> Aim of the task
In the records below, reproduce exactly the lines from the one containing "Give me the" through the one containing "['Water', '0.62%', '1.27%', '1.87%', '2.55%'];", both included, and omit the pictures.

> Supplied records

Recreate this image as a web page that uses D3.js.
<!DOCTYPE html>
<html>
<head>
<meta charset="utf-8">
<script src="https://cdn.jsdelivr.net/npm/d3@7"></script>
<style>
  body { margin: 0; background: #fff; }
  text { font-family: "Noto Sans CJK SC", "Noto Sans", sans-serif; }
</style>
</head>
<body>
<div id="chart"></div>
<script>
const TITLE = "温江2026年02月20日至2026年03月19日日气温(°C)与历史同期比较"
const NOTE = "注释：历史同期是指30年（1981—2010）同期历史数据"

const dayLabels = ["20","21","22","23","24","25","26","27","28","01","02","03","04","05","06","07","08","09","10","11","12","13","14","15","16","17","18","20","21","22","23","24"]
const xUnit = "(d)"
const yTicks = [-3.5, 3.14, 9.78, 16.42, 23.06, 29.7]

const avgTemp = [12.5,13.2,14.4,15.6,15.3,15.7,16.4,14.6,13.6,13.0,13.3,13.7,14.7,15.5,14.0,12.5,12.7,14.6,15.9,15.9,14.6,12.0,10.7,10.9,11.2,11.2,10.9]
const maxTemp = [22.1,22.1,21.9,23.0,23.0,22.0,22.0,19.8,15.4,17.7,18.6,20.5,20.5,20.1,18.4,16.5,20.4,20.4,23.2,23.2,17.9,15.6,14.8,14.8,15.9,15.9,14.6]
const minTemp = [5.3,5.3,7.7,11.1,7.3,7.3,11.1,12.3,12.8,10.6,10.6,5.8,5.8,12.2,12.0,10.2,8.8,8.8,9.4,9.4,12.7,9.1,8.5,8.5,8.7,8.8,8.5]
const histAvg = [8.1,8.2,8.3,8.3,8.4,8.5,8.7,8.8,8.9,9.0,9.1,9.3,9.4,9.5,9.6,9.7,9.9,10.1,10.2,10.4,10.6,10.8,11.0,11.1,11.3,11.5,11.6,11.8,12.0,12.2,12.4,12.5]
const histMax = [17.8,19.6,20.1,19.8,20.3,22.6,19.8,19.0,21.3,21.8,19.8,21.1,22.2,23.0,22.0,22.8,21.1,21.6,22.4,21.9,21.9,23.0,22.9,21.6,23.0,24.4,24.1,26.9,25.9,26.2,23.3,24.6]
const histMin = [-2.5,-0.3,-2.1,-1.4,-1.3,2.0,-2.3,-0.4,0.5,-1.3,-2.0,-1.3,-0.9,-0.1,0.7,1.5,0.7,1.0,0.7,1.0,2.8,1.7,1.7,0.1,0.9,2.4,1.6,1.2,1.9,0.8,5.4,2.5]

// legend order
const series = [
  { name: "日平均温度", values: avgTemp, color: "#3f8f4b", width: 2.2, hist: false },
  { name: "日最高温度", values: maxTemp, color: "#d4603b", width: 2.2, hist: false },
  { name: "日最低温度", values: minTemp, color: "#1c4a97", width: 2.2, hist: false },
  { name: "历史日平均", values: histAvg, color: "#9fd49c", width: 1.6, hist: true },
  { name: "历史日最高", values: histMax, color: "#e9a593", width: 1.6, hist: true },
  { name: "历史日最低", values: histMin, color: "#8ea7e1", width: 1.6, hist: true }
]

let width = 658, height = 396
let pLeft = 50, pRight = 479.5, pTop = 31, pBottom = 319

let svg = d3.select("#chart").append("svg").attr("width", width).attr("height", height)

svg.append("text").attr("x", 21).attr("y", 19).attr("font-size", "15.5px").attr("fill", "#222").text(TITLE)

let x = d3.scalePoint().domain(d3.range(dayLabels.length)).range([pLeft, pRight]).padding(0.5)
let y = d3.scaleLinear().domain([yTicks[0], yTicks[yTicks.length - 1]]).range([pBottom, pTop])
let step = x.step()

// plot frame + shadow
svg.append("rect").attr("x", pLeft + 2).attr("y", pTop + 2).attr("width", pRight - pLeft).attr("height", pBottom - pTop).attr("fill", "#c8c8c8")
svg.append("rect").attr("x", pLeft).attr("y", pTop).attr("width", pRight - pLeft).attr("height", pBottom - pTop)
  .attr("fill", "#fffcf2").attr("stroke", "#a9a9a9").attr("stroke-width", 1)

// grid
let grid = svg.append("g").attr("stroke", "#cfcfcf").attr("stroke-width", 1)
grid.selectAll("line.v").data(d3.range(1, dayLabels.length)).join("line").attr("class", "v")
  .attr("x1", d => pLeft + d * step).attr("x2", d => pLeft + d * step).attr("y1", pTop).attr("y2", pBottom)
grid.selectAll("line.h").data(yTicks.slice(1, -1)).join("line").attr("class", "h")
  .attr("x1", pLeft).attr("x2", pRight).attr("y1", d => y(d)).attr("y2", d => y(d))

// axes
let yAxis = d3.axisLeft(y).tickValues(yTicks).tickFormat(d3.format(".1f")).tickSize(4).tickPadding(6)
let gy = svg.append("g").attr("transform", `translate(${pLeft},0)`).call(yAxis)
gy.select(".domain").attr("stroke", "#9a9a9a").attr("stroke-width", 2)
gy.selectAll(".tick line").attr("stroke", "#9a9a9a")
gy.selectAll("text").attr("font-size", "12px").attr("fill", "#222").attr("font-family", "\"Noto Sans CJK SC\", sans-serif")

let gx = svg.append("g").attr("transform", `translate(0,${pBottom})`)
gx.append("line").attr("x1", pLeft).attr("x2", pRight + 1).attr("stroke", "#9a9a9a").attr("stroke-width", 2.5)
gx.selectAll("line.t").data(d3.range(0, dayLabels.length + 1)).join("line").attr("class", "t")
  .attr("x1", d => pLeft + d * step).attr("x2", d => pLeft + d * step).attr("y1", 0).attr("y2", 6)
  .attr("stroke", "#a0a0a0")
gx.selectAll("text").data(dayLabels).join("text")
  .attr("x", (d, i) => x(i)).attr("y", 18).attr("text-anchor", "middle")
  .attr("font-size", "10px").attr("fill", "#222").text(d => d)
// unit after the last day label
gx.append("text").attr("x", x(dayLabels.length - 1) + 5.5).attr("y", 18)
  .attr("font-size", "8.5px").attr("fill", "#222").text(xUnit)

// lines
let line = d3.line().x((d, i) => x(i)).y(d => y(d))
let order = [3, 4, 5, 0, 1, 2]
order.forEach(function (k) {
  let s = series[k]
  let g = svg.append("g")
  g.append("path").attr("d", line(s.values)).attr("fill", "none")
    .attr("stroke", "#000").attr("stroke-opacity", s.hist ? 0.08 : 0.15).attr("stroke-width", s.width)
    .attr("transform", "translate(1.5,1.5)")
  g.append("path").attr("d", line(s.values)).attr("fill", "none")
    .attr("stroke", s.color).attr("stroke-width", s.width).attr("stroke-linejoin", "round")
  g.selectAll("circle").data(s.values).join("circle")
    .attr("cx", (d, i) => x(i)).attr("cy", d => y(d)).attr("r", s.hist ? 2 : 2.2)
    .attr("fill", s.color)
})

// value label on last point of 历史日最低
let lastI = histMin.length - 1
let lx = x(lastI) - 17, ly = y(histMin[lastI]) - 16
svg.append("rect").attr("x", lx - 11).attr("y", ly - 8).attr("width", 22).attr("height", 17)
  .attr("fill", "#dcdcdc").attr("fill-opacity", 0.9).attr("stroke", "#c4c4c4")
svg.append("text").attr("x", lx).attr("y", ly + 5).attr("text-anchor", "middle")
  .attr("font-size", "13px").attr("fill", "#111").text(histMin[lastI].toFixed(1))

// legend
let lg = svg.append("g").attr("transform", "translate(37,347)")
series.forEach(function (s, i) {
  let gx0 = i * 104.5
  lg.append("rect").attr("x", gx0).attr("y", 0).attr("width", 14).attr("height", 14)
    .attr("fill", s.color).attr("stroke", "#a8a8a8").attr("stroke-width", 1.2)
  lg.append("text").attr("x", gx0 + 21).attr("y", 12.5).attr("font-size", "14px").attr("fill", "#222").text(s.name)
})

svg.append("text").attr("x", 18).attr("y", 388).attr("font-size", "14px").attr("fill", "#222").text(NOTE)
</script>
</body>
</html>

==

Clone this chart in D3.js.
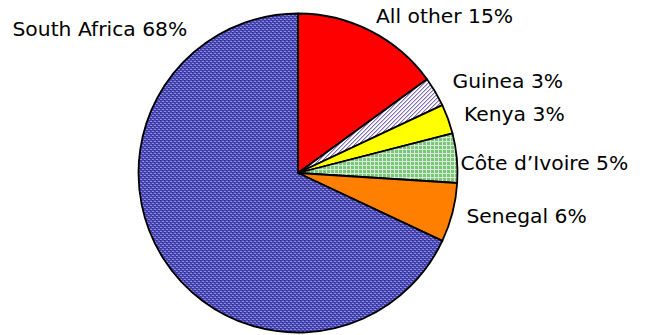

---

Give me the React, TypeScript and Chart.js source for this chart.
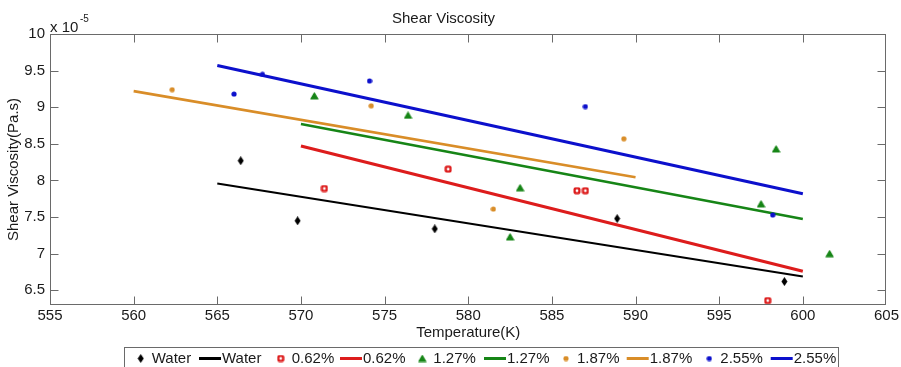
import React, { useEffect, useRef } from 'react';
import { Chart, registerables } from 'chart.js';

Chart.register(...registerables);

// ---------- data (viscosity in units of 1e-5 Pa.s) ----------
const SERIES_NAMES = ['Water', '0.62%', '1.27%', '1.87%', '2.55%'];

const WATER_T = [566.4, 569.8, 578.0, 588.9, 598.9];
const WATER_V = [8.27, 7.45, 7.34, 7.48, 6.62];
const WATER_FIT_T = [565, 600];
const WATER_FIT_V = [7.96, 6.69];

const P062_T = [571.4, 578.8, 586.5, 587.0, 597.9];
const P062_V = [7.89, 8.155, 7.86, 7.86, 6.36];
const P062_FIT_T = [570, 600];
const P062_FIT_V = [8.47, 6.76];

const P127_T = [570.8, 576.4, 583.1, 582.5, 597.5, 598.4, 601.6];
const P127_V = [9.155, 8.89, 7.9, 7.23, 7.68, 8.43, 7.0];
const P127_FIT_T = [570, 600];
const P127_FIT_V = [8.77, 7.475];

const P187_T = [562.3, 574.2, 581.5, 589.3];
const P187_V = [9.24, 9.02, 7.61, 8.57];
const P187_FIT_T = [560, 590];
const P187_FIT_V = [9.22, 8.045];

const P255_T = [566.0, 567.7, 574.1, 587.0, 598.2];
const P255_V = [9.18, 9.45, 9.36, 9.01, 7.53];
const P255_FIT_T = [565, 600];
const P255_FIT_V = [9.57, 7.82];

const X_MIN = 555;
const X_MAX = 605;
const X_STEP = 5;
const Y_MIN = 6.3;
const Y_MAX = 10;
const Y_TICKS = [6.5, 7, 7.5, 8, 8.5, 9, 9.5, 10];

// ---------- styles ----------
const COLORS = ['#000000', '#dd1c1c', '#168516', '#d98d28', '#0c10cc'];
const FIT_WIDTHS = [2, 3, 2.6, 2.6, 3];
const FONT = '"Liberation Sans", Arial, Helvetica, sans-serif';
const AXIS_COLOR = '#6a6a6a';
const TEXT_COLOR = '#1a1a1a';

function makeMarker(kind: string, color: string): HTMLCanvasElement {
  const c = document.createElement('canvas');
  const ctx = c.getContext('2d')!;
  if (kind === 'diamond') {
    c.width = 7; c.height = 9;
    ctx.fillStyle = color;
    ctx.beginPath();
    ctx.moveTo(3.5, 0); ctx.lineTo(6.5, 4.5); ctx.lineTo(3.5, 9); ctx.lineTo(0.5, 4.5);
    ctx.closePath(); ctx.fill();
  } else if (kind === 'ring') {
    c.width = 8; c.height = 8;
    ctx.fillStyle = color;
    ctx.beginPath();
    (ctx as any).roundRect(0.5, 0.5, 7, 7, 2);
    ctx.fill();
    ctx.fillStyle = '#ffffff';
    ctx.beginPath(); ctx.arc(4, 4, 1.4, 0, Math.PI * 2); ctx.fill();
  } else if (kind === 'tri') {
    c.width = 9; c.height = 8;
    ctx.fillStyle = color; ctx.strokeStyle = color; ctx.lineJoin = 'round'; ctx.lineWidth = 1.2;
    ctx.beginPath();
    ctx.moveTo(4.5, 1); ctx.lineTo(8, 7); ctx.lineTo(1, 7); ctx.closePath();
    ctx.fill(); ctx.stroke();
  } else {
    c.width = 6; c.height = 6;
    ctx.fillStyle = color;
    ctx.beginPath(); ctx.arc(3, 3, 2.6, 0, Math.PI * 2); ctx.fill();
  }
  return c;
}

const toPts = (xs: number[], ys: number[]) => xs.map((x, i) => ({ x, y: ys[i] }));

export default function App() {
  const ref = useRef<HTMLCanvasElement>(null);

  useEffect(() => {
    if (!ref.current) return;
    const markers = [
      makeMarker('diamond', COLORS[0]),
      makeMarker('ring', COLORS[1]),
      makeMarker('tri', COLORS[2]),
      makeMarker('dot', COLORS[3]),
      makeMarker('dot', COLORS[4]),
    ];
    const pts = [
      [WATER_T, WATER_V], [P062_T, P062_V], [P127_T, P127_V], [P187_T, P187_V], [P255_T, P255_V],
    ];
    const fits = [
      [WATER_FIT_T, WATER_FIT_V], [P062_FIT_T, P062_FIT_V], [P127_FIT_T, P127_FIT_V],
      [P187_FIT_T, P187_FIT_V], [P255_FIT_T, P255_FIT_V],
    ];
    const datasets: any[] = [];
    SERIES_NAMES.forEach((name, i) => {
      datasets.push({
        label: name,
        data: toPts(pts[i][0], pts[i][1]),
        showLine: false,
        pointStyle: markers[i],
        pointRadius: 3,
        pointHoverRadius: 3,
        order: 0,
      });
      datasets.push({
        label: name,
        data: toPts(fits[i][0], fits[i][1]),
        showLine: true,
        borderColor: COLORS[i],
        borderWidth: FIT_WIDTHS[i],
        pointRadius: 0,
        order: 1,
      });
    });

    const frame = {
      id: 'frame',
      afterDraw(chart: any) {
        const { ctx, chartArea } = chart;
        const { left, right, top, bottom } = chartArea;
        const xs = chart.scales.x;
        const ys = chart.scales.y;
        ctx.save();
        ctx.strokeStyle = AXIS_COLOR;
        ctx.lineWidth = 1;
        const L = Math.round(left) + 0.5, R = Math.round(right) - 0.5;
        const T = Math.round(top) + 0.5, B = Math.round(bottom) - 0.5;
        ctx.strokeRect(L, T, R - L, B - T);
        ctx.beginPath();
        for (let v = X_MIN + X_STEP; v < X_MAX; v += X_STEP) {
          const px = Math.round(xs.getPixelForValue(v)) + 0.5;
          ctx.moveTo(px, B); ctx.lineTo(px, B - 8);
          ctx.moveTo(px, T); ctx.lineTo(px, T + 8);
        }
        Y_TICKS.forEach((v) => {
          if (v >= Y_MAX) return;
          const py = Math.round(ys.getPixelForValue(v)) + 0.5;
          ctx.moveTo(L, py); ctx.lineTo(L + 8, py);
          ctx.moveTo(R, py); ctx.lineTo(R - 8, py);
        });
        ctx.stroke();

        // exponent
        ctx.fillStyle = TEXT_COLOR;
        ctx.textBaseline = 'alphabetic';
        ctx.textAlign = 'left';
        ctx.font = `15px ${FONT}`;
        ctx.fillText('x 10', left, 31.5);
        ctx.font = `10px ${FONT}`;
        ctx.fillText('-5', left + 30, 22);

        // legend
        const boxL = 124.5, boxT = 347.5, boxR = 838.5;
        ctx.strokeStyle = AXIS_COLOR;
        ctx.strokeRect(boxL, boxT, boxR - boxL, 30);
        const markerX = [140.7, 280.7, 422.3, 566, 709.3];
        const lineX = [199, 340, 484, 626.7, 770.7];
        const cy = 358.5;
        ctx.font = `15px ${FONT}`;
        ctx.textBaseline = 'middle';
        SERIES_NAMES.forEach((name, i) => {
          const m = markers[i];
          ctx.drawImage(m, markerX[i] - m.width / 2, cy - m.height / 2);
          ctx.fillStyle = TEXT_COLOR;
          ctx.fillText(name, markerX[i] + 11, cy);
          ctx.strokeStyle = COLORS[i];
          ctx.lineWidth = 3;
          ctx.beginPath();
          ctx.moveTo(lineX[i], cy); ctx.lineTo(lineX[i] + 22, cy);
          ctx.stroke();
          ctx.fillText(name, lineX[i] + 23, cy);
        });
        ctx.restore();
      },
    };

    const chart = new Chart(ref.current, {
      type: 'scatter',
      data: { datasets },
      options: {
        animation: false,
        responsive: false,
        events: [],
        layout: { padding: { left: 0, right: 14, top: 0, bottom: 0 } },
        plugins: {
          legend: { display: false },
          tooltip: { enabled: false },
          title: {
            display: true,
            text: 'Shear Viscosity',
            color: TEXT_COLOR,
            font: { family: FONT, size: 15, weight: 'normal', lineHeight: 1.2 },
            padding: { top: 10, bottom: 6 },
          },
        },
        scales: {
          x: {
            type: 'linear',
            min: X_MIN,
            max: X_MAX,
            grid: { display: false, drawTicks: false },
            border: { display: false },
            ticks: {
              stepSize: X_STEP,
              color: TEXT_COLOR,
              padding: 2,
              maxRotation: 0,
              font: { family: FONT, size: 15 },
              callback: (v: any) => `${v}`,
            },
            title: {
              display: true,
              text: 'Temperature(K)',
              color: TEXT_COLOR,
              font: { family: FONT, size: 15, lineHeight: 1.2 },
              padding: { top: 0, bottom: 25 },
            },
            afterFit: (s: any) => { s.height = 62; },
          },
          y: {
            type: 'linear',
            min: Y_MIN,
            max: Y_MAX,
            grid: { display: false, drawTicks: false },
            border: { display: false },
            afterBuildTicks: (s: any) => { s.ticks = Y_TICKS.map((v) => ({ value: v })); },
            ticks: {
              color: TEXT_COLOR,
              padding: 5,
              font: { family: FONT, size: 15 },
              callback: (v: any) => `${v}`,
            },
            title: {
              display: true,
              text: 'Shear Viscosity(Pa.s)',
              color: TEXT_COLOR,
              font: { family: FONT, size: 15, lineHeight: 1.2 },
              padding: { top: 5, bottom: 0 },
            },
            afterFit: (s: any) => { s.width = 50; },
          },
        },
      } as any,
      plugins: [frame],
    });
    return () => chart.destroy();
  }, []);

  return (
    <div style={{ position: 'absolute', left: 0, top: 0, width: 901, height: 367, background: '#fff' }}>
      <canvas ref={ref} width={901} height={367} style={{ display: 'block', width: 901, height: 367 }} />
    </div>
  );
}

> Solution to the problem
Give me the React, TypeScript and Chart.js source for this chart.
import React, { useEffect, useRef } from 'react';
import { Chart, registerables } from 'chart.js';

Chart.register(...registerables);

// ---------- data (viscosity in units of 1e-5 Pa.s) ----------
const SERIES_NAMES = ['Water', '0.62%', '1.27%', '1.87%', '2.55%'];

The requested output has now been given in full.